I think the full type for I,
(Context → Set(Judgment)) → (Positive → Set(Judgment)), corresponds to
doing some form of continuation-passing style. The structure could be
simplified with an operator I{A} returning directly a set of contexts,
that are exactly the set of realizing contexts Δ such that the pattern
judgment Δ ⊩ A holds. Noting contexts (A1,..,An) and sets {Δ₁,...Δn}:

I{p+} := {(p+)}
I{A-} := {(A-)}
I{0} := {} (empty set)
I{1} = {()} (empty context singleton)
I{A+B} := I{A} U I(B) (union)
I{A*B} := { Δ₁,Δ₂ | Δ₁ ∈ I{A}, Δ₂ ∈ I{B} } (cartesian product + context concatenation)

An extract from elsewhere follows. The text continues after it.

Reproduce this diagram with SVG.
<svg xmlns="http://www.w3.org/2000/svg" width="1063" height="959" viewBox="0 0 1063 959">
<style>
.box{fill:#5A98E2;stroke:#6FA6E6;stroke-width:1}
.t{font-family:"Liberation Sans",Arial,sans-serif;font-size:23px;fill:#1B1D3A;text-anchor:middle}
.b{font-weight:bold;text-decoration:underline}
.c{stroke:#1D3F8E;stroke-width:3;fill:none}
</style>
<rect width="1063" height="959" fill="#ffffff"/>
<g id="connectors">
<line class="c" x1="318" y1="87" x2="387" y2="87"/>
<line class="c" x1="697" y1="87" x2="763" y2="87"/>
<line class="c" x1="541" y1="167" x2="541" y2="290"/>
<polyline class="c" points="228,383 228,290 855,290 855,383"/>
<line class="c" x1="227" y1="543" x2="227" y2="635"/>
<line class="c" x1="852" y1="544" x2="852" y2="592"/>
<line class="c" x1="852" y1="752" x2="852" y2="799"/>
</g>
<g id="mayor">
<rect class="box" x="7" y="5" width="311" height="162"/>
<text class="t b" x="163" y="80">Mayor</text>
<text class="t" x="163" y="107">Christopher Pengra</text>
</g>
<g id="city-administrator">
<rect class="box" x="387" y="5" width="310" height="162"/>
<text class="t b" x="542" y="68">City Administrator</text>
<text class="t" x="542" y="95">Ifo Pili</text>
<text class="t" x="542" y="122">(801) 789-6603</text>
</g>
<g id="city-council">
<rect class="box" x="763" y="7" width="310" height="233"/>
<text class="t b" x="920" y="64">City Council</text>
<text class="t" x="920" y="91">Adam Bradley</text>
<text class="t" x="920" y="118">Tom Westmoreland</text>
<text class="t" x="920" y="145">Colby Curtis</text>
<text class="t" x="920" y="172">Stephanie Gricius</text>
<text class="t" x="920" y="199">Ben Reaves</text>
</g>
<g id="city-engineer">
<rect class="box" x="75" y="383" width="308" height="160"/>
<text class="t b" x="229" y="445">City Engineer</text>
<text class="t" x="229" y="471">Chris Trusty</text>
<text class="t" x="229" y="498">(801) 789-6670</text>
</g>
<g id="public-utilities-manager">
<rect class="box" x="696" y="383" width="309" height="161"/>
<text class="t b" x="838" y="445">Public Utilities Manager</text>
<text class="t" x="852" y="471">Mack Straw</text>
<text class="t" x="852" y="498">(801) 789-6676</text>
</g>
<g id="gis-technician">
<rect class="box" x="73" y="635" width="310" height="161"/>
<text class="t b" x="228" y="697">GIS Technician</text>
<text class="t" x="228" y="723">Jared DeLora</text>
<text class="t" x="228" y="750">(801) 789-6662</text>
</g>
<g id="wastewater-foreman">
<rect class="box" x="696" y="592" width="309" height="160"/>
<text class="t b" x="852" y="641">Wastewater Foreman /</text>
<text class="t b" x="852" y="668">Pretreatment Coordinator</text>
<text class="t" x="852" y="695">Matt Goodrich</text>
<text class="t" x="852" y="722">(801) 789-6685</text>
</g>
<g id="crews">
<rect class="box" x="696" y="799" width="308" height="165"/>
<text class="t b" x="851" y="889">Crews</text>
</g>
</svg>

Remark the union in the I{A+B} rule; there is the question of whether
it is a disjoint sum or the usual set union, which makes a difference
in case some of the contexts on both sides happen to be the same
(eg. A+A or even (1*A)+(A+0)). The set union automatically recognizes
commons contexts and merge them, so they result, after the focusing
step, in one proof obligation instead of several identical
ones. I think that your formulation, when read naively, would tend to
use a disjoint sum, while Noam's quantification apparently suggests
a set union.

4. gasche: yes, I agree with all of this, including the fact that the straightforward proof obligation of my union means that you have to include two proofs instead of one for A+A. Of course, this is not a substructural logic, so you can always do that - the metatheory makes the difference between one and many copies of a proof irrelevant, I think. (Certainly this is true in the finitary case.)

The set-like notation is the older one; in my thesis and some other places I use a function-ey notation for the left rule for equality; in a lot of Miller's work he does the exact same thing with a set-based notation. We ought to be able to move pretty seamlessly between these two views if I'm not mistaken.